Listen, I know it’s hard to hear but, if your activity, no matter how physically demanding it is, requires judges from the four corners of the world to decide whether or not you won or lost, that’s not a sport.

How Do You Even Score?

Let’s go back to, what I think, is a fundamental part of any sport: scoring points. Usually, sports have very similar, very simple metrics of success: score more points than other team.

Photo credits from: Pixabay

Now, how these points are scored depends on the sport, but they’re all fairly simple:

  • Basketball: shoot ball in hoop
  • Football: take ball to other side of field
  • Hockey: use stick to shoot puck into net
  • Soccer: Kick ball into net

Then of course there are more complicated sports, like Baseball and Cricket, but the scoring system remains roughly the same: follow non-arbitrary metrics to score points.

Gymnastics also has a scoring system, and at its core, it’s all about scoring more points than other gymnasts. But how do these points work? What are their metrics of success? Are moves measured inch by inch by judges? How? Are there plus or minus points when a move in an inch too far, or close? That’s all up to the judges.

Here’s an example of how arbitrary it can be: A couple of years ago during the world championships, Gymnast A tried but failed to complete a stunt that had a difficulty rating of 7.3. Gymnast B tried and succeeded in completing a different stunt with a difficulty rating of 6.5. Gymnast A ends up winning.

I have a few questions: first, who decides the difficulty? What are the metrics for scoring a particular stunt? If scoring points in gymnastics is all about movement, shouldn’t there be points in the effort? Or is it just, complete a stunt and get a point? But if that’s the case, who gets to decide how difficult a stunt is? And why did Gymnast A get more points despite failing at the stunt?

All of these arbitrary rules at scoring points is detrimental to the argument of gymnastics as a sport.

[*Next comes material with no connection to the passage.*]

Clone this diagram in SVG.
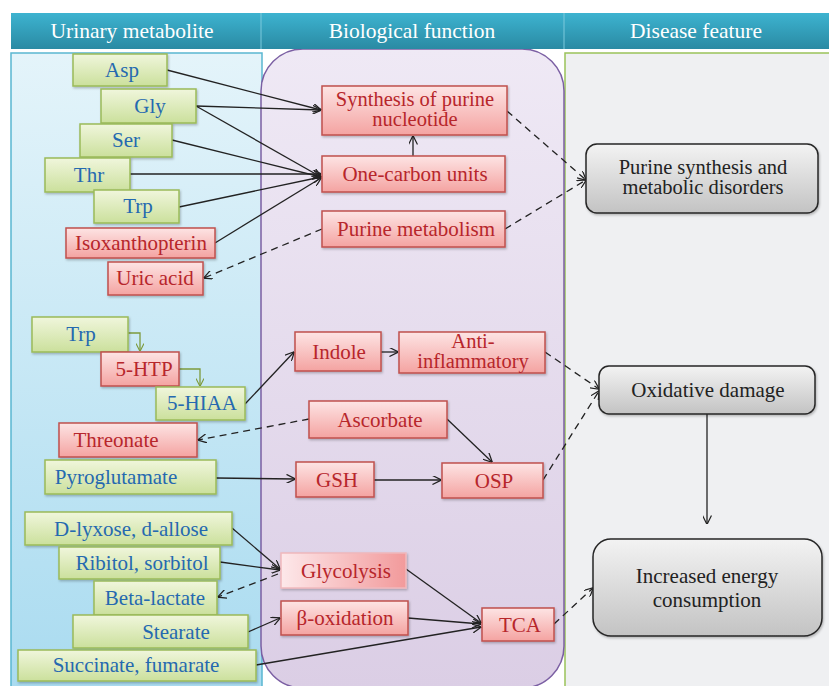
<svg xmlns="http://www.w3.org/2000/svg" width="829" height="686" viewBox="0 0 829 686" font-family="Liberation Serif, serif">
<defs>
<linearGradient id="gHead" x1="0" y1="0" x2="0" y2="1"><stop offset="0" stop-color="#3db3d0"/><stop offset="1" stop-color="#2a8aa3"/></linearGradient>
<linearGradient id="gLeft" x1="0" y1="0" x2="0" y2="1"><stop offset="0" stop-color="#e4f4fa"/><stop offset="1" stop-color="#a9dbf0"/></linearGradient>
<linearGradient id="gMid" x1="0" y1="0" x2="0" y2="1"><stop offset="0" stop-color="#efe9f5"/><stop offset="1" stop-color="#dbcee5"/></linearGradient>
<linearGradient id="gGreen" x1="0" y1="0" x2="0" y2="1"><stop offset="0" stop-color="#f0f6dc"/><stop offset="1" stop-color="#cbe09c"/></linearGradient>
<linearGradient id="gRed" x1="0" y1="0" x2="0" y2="1"><stop offset="0" stop-color="#fde4e4"/><stop offset="1" stop-color="#f4a3a1"/></linearGradient>
<linearGradient id="gRedH" x1="0" y1="0" x2="1" y2="0"><stop offset="0" stop-color="#fde8ea"/><stop offset="1" stop-color="#f29a9b"/></linearGradient>
<linearGradient id="gGray" x1="0" y1="0" x2="0" y2="1"><stop offset="0" stop-color="#f3f3f3"/><stop offset="1" stop-color="#c3c3c3"/></linearGradient>
<filter id="sh" x="-10%" y="-10%" width="130%" height="140%"><feDropShadow dx="1" dy="1.5" stdDeviation="1" flood-color="#000" flood-opacity="0.25"/></filter>
<marker id="ah" viewBox="0 0 10 10" refX="9.5" refY="5" markerWidth="9" markerHeight="9" markerUnits="userSpaceOnUse" orient="auto"><path d="M0,0 L10,5 L0,10" fill="none" stroke="#222" stroke-width="1.4"/></marker>
<marker id="ahg" viewBox="0 0 10 10" refX="9.5" refY="5" markerWidth="8" markerHeight="8" markerUnits="userSpaceOnUse" orient="auto"><path d="M0,0 L10,5 L0,10" fill="none" stroke="#7d9a3c" stroke-width="1.4"/></marker>
</defs>
<style>
.g rect{fill:url(#gGreen);stroke:#9bbb59;stroke-width:1.5;filter:url(#sh)}
.g text{fill:#2569b0}
.r rect{fill:url(#gRed);stroke:#c0504d;stroke-width:1.5;filter:url(#sh)}
.r text{fill:#b7262b}
.k rect{fill:url(#gGray);stroke:#262626;stroke-width:1.5;filter:url(#sh)}
.k text{fill:#222222}
.c line,.c path{stroke:#222;stroke-width:1.3;fill:none}
.c .d{stroke-dasharray:7,5}
.c .o{stroke:#7d9a3c}
</style>
<rect width="829" height="686" fill="#ffffff"/>
<g id="panels">
<rect x="11" y="53" width="251" height="640" fill="url(#gLeft)" stroke="#5ab7d1" stroke-width="1.5"/>
<rect x="565" y="53" width="270" height="640" fill="#eff0f2" stroke="#9bc25a" stroke-width="1.5"/>
<rect x="261" y="49" width="303" height="639" rx="42" ry="42" fill="url(#gMid)" stroke="#7b5fa3" stroke-width="1.5"/>
</g>
<g id="header" font-family="Liberation Serif, serif" font-size="21.5" text-anchor="middle" fill="#ffffff">
<rect x="11" y="13" width="818" height="36" fill="url(#gHead)"/>
<line x1="261" y1="13" x2="261" y2="49" stroke="#7cc9dc" stroke-width="1"/>
<line x1="564" y1="13" x2="564" y2="49" stroke="#7cc9dc" stroke-width="1"/>
<text x="132" y="38">Urinary metabolite</text>
<text x="412" y="38">Biological function</text>
<text x="696" y="38">Disease feature</text>
</g>
<g class="c" id="connectors">
<line x1="167" y1="70" x2="321" y2="110" marker-end="url(#ah)"/>
<line x1="196" y1="106" x2="321" y2="110" marker-end="url(#ah)"/>
<line x1="196" y1="106" x2="321" y2="177" marker-end="url(#ah)"/>
<line x1="172" y1="140" x2="321" y2="177" marker-end="url(#ah)"/>
<line x1="130" y1="174" x2="321" y2="174" marker-end="url(#ah)"/>
<line x1="179" y1="207" x2="321" y2="177" marker-end="url(#ah)"/>
<line x1="215" y1="243" x2="321" y2="178" marker-end="url(#ah)"/>
<line x1="413" y1="156" x2="413" y2="136" marker-end="url(#ah)" stroke-width="1.8"/>
<line x1="245" y1="404" x2="294" y2="352" marker-end="url(#ah)"/>
<line x1="381" y1="352" x2="398" y2="352" marker-end="url(#ah)"/>
<line x1="447" y1="419" x2="492" y2="462" marker-end="url(#ah)"/>
<line x1="216" y1="478" x2="295" y2="479" marker-end="url(#ah)"/>
<line x1="374" y1="480" x2="441" y2="480" marker-end="url(#ah)"/>
<line x1="707" y1="414" x2="707" y2="524" marker-end="url(#ah)"/>
<line x1="232" y1="528" x2="280" y2="569" marker-end="url(#ah)"/>
<line x1="220" y1="562" x2="280" y2="570" marker-end="url(#ah)"/>
<line x1="248" y1="632" x2="280" y2="618" marker-end="url(#ah)"/>
<line x1="406" y1="569" x2="481" y2="623" marker-end="url(#ah)"/>
<line x1="408" y1="618" x2="481" y2="624" marker-end="url(#ah)"/>
<line x1="256" y1="665" x2="481" y2="627" marker-end="url(#ah)"/>
<line class="d" x1="322" y1="229" x2="204" y2="278" marker-end="url(#ah)"/>
<line class="d" x1="507" y1="111" x2="586" y2="180" marker-end="url(#ah)"/>
<line class="d" x1="505" y1="229" x2="586" y2="180" marker-end="url(#ah)"/>
<line class="d" x1="309" y1="419" x2="198" y2="440" marker-end="url(#ah)"/>
<line class="d" x1="545" y1="352" x2="599" y2="389" marker-end="url(#ah)"/>
<line class="d" x1="543" y1="480" x2="599" y2="391" marker-end="url(#ah)"/>
<line class="d" x1="278" y1="574" x2="218" y2="597" marker-end="url(#ah)"/>
<line class="d" x1="554" y1="624" x2="593" y2="588" marker-end="url(#ah)"/>
<path class="o" d="M128,333 H140 V351" marker-end="url(#ahg)"/>
<path class="o" d="M179,369 H200 V386" marker-end="url(#ahg)"/>
</g>
<g id="nodes" font-family="Liberation Serif, serif" font-size="21" text-anchor="middle">
<g id="n-asp" class="g"><rect x="73" y="54" width="94" height="32"/><text x="122" y="77">Asp</text></g>
<g id="n-gly" class="g"><rect x="101" y="89" width="95" height="34"/><text x="150" y="113">Gly</text></g>
<g id="n-ser" class="g"><rect x="80" y="124" width="92" height="33"/><text x="126" y="147">Ser</text></g>
<g id="n-thr" class="g"><rect x="45" y="158" width="85" height="34"/><text x="89" y="182">Thr</text></g>
<g id="n-trp" class="g"><rect x="94" y="190" width="85" height="33"/><text x="138" y="213">Trp</text></g>
<g id="n-isox" class="r"><rect x="66" y="228" width="149" height="30"/><text x="141" y="250">Isoxanthopterin</text></g>
<g id="n-uric" class="r"><rect x="108" y="262" width="95" height="33"/><text x="155" y="285">Uric acid</text></g>
<g id="n-synth" class="r"><rect x="322" y="86" width="185" height="49"/><text x="415" y="106" font-size="20.5">Synthesis of purine</text><text x="415" y="126" font-size="20.5">nucleotide</text></g>
<g id="n-onec" class="r"><rect x="322" y="156" width="183" height="36"/><text x="415" y="181">One-carbon units</text></g>
<g id="n-purmet" class="r"><rect x="322" y="211" width="183" height="36"/><text x="416" y="236">Purine metabolism</text></g>
<g id="n-pursyn" class="k"><rect x="586" y="144" width="232" height="69" rx="11"/><text x="703" y="174" font-size="20.5">Purine synthesis and</text><text x="703" y="194" font-size="20.5">metabolic disorders</text></g>
<g id="n-trp2" class="g"><rect x="32" y="317" width="96" height="35"/><text x="81" y="341">Trp</text></g>
<g id="n-5htp" class="r"><rect x="101" y="352" width="78" height="34"/><text x="144" y="376">5-HTP</text></g>
<g id="n-5hiaa" class="g"><rect x="156" y="387" width="89" height="33"/><text x="202" y="410">5-HIAA</text></g>
<g id="n-threo" class="r"><rect x="59" y="423" width="138" height="34"/><text x="116" y="447">Threonate</text></g>
<g id="n-pyro" class="g"><rect x="45" y="460" width="171" height="34"/><text x="116" y="484">Pyroglutamate</text></g>
<g id="n-indole" class="r"><rect x="295" y="332" width="86" height="39"/><text x="339" y="359">Indole</text></g>
<g id="n-anti" class="r"><rect x="399" y="332" width="146" height="41"/><text x="473" y="348" font-size="20.5">Anti-</text><text x="473" y="368" font-size="20.5">inflammatory</text></g>
<g id="n-ascor" class="r"><rect x="309" y="401" width="138" height="37"/><text x="380" y="427">Ascorbate</text></g>
<g id="n-gsh" class="r"><rect x="296" y="462" width="78" height="35"/><text x="337" y="487">GSH</text></g>
<g id="n-osp" class="r"><rect x="442" y="463" width="101" height="35"/><text x="494" y="488">OSP</text></g>
<g id="n-oxid" class="k"><rect x="599" y="366" width="216" height="48" rx="10"/><text x="708" y="397">Oxidative damage</text></g>
<g id="n-lyx" class="g"><rect x="25" y="512" width="207" height="33"/><text x="131" y="536">D-lyxose, d-allose</text></g>
<g id="n-rib" class="g"><rect x="59" y="547" width="161" height="32"/><text x="142" y="570">Ribitol, sorbitol</text></g>
<g id="n-beta" class="g"><rect x="94" y="581" width="123" height="34"/><text x="155" y="605">Beta-lactate</text></g>
<g id="n-stear" class="g"><rect x="73" y="615" width="175" height="33"/><text x="176" y="639">Stearate</text></g>
<g id="n-succ" class="g"><rect x="18" y="650" width="238" height="31"/><text x="136" y="672">Succinate, fumarate</text></g>
<g id="n-glyco" class="r"><rect x="281" y="553" width="125" height="35" style="fill:url(#gRedH);stroke:#f0b8bc"/><text x="346" y="578">Glycolysis</text></g>
<g id="n-boxid" class="r"><rect x="281" y="601" width="127" height="34"/><text x="345" y="625">β-oxidation</text></g>
<g id="n-tca" class="r"><rect x="482" y="608" width="72" height="33"/><text x="520" y="632">TCA</text></g>
<g id="n-energy" class="k"><rect x="593" y="539" width="229" height="97" rx="18"/><text x="707" y="583">Increased energy</text><text x="707" y="607">consumption</text></g>
</g>
</svg>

There’s no clear winner and the outcome is up for debate. This, I think, is the reason why I feel like gymnastics is not a sport.

Extending an Olive Branch


Now, before you start screaming at me like I’m some kind of lunatic gymnastics-hater, let me be clear: I do not, in any way, question the ATHLETICISM of gymnasts. If we’re talking about the peak of physical performance, then gymnasts rank really high for that. They are, in that regard, athletes of the highest caliber.

Photo credits from: Pixabay

But if we’re talking about COMPETITORS, who are they really competing against: themselves, fellow gymnasts, or the judges? In basketball, you’re only real competition is the opposing team. Score more points than them, and no matter how badly the judges hate your team, they’re still going to declare you the winner.

Gymnasts are athletes. They take their bodies and mold them into peak physical shape, they perform feats of almost-superhuman difficulty with grace, and they make all of it look like a walk in the park.

But is gymnastics itself a sport? I really do not think so.